Exercise objective —
Drop the images; return everything else in the listing below exactly.

Data lines —

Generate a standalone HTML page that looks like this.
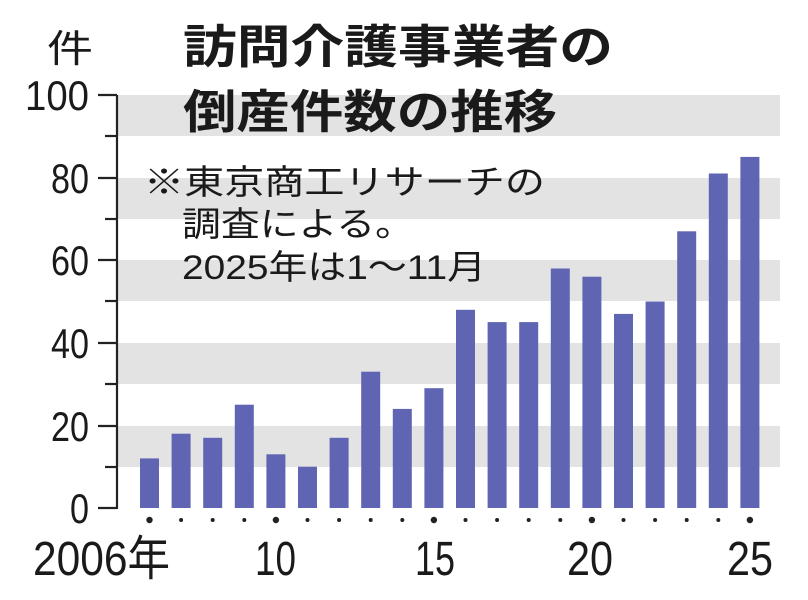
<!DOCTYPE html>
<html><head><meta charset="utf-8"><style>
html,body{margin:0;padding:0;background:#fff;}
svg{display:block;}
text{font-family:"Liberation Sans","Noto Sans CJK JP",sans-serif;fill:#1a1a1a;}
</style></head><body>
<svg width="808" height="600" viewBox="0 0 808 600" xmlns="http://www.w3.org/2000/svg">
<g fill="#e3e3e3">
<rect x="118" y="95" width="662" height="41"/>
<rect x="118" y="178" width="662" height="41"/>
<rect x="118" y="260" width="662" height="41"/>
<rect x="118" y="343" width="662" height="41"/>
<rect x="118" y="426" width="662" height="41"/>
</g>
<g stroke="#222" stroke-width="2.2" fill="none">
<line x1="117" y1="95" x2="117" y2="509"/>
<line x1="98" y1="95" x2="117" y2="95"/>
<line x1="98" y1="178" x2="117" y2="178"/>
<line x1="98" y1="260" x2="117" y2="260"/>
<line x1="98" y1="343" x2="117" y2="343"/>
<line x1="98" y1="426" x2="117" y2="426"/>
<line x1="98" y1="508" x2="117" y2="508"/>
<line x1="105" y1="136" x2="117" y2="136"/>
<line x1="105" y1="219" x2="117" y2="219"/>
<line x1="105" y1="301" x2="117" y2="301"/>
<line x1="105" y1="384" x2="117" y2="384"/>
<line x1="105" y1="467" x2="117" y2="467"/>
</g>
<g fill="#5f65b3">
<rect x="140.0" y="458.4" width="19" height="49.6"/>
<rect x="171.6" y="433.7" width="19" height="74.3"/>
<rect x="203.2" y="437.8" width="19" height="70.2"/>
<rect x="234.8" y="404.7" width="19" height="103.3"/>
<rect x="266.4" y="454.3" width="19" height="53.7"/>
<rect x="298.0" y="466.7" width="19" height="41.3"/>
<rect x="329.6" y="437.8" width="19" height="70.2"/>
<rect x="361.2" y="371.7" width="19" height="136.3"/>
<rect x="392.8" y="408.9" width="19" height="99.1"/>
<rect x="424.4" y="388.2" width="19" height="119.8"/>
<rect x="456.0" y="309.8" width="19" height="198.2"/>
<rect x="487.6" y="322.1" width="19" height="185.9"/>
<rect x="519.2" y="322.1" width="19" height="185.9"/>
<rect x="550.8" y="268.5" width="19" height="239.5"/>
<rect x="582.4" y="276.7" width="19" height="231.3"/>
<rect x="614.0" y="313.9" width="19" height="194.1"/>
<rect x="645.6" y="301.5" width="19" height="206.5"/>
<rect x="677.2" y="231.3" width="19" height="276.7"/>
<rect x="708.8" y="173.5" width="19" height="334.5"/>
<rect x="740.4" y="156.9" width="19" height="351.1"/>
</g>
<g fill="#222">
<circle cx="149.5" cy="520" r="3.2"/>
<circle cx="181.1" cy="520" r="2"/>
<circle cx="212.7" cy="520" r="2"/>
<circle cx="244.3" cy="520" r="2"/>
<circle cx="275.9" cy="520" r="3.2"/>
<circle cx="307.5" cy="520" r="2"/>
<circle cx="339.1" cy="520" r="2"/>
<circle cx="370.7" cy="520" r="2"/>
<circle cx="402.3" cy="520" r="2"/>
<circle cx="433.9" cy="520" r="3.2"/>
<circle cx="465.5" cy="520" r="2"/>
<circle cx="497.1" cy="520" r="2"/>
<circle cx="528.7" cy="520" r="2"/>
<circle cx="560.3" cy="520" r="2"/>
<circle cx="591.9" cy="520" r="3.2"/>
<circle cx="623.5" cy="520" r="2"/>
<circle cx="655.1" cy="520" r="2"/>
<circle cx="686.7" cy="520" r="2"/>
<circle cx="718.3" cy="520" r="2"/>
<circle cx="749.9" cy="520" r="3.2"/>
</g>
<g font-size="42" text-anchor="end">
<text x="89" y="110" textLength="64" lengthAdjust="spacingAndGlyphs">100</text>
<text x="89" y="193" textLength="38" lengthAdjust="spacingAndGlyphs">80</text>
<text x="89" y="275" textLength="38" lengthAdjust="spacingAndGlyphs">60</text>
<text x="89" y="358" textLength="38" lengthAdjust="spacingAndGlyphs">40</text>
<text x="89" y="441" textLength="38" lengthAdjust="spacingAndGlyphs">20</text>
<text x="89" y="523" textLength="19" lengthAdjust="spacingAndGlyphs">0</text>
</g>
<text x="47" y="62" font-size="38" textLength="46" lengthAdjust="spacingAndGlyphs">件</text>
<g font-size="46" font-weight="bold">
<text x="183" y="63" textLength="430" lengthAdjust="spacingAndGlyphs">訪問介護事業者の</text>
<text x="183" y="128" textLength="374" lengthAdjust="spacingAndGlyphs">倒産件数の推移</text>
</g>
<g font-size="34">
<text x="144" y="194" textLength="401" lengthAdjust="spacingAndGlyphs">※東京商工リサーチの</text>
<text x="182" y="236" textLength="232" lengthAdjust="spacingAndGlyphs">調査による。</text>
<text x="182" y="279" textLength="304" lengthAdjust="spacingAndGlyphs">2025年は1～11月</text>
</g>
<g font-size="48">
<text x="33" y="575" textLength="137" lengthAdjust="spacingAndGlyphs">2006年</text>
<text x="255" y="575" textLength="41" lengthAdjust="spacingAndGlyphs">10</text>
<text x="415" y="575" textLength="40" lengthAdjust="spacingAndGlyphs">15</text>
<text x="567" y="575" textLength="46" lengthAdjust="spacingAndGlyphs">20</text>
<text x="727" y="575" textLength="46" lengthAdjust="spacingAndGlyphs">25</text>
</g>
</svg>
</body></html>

Problem solution —
Generate a standalone HTML page that looks like this.
<!DOCTYPE html>
<html><head><meta charset="utf-8"><style>
html,body{margin:0;padding:0;background:#fff;}
svg{display:block;}
text{font-family:"Liberation Sans","Noto Sans CJK JP",sans-serif;fill:#1a1a1a;}
</style></head><body>
<svg width="808" height="600" viewBox="0 0 808 600" xmlns="http://www.w3.org/2000/svg">
<g fill="#e3e3e3">
<rect x="118" y="95" width="662" height="41"/>
<rect x="118" y="178" width="662" height="41"/>
<rect x="118" y="260" width="662" height="41"/>
<rect x="118" y="343" width="662" height="41"/>
<rect x="118" y="426" width="662" height="41"/>
</g>
<g stroke="#222" stroke-width="2.2" fill="none">
<line x1="117" y1="95" x2="117" y2="509"/>
<line x1="98" y1="95" x2="117" y2="95"/>
<line x1="98" y1="178" x2="117" y2="178"/>
<line x1="98" y1="260" x2="117" y2="260"/>
<line x1="98" y1="343" x2="117" y2="343"/>
<line x1="98" y1="426" x2="117" y2="426"/>
<line x1="98" y1="508" x2="117" y2="508"/>
<line x1="105" y1="136" x2="117" y2="136"/>
<line x1="105" y1="219" x2="117" y2="219"/>
<line x1="105" y1="301" x2="117" y2="301"/>
<line x1="105" y1="384" x2="117" y2="384"/>
<line x1="105" y1="467" x2="117" y2="467"/>
</g>
<g fill="#5f65b3">
<rect x="140.0" y="458.4" width="19" height="49.6"/>
<rect x="171.6" y="433.7" width="19" height="74.3"/>
<rect x="203.2" y="437.8" width="19" height="70.2"/>
<rect x="234.8" y="404.7" width="19" height="103.3"/>
<rect x="266.4" y="454.3" width="19" height="53.7"/>
<rect x="298.0" y="466.7" width="19" height="41.3"/>
<rect x="329.6" y="437.8" width="19" height="70.2"/>
<rect x="361.2" y="371.7" width="19" height="136.3"/>
<rect x="392.8" y="408.9" width="19" height="99.1"/>
<rect x="424.4" y="388.2" width="19" height="119.8"/>
<rect x="456.0" y="309.8" width="19" height="198.2"/>
<rect x="487.6" y="322.1" width="19" height="185.9"/>
<rect x="519.2" y="322.1" width="19" height="185.9"/>
<rect x="550.8" y="268.5" width="19" height="239.5"/>
<rect x="582.4" y="276.7" width="19" height="231.3"/>
<rect x="614.0" y="313.9" width="19" height="194.1"/>
<rect x="645.6" y="301.5" width="19" height="206.5"/>
<rect x="677.2" y="231.3" width="19" height="276.7"/>
<rect x="708.8" y="173.5" width="19" height="334.5"/>
<rect x="740.4" y="156.9" width="19" height="351.1"/>
</g>
<g fill="#222">
<circle cx="149.5" cy="520" r="3.2"/>
<circle cx="181.1" cy="520" r="2"/>
<circle cx="212.7" cy="520" r="2"/>
<circle cx="244.3" cy="520" r="2"/>
<circle cx="275.9" cy="520" r="3.2"/>
<circle cx="307.5" cy="520" r="2"/>
<circle cx="339.1" cy="520" r="2"/>
<circle cx="370.7" cy="520" r="2"/>
<circle cx="402.3" cy="520" r="2"/>
<circle cx="433.9" cy="520" r="3.2"/>
<circle cx="465.5" cy="520" r="2"/>
<circle cx="497.1" cy="520" r="2"/>
<circle cx="528.7" cy="520" r="2"/>
<circle cx="560.3" cy="520" r="2"/>
<circle cx="591.9" cy="520" r="3.2"/>
<circle cx="623.5" cy="520" r="2"/>
<circle cx="655.1" cy="520" r="2"/>
<circle cx="686.7" cy="520" r="2"/>
<circle cx="718.3" cy="520" r="2"/>
<circle cx="749.9" cy="520" r="3.2"/>
</g>
<g font-size="42" text-anchor="end">
<text x="89" y="110" textLength="64" lengthAdjust="spacingAndGlyphs">100</text>
<text x="89" y="193" textLength="38" lengthAdjust="spacingAndGlyphs">80</text>
<text x="89" y="275" textLength="38" lengthAdjust="spacingAndGlyphs">60</text>
<text x="89" y="358" textLength="38" lengthAdjust="spacingAndGlyphs">40</text>
<text x="89" y="441" textLength="38" lengthAdjust="spacingAndGlyphs">20</text>
<text x="89" y="523" textLength="19" lengthAdjust="spacingAndGlyphs">0</text>
</g>
<text x="47" y="62" font-size="38" textLength="46" lengthAdjust="spacingAndGlyphs">件</text>
<g font-size="46" font-weight="bold">
<text x="183" y="63" textLength="430" lengthAdjust="spacingAndGlyphs">訪問介護事業者の</text>
<text x="183" y="128" textLength="374" lengthAdjust="spacingAndGlyphs">倒産件数の推移</text>
</g>
<g font-size="34">
<text x="144" y="194" textLength="401" lengthAdjust="spacingAndGlyphs">※東京商工リサーチの</text>
<text x="182" y="236" textLength="232" lengthAdjust="spacingAndGlyphs">調査による。</text>
<text x="182" y="279" textLength="304" lengthAdjust="spacingAndGlyphs">2025年は1～11月</text>
</g>
<g font-size="48">
<text x="33" y="575" textLength="137" lengthAdjust="spacingAndGlyphs">2006年</text>
<text x="255" y="575" textLength="41" lengthAdjust="spacingAndGlyphs">10</text>
<text x="415" y="575" textLength="40" lengthAdjust="spacingAndGlyphs">15</text>
<text x="567" y="575" textLength="46" lengthAdjust="spacingAndGlyphs">20</text>
<text x="727" y="575" textLength="46" lengthAdjust="spacingAndGlyphs">25</text>
</g>
</svg>
</body></html>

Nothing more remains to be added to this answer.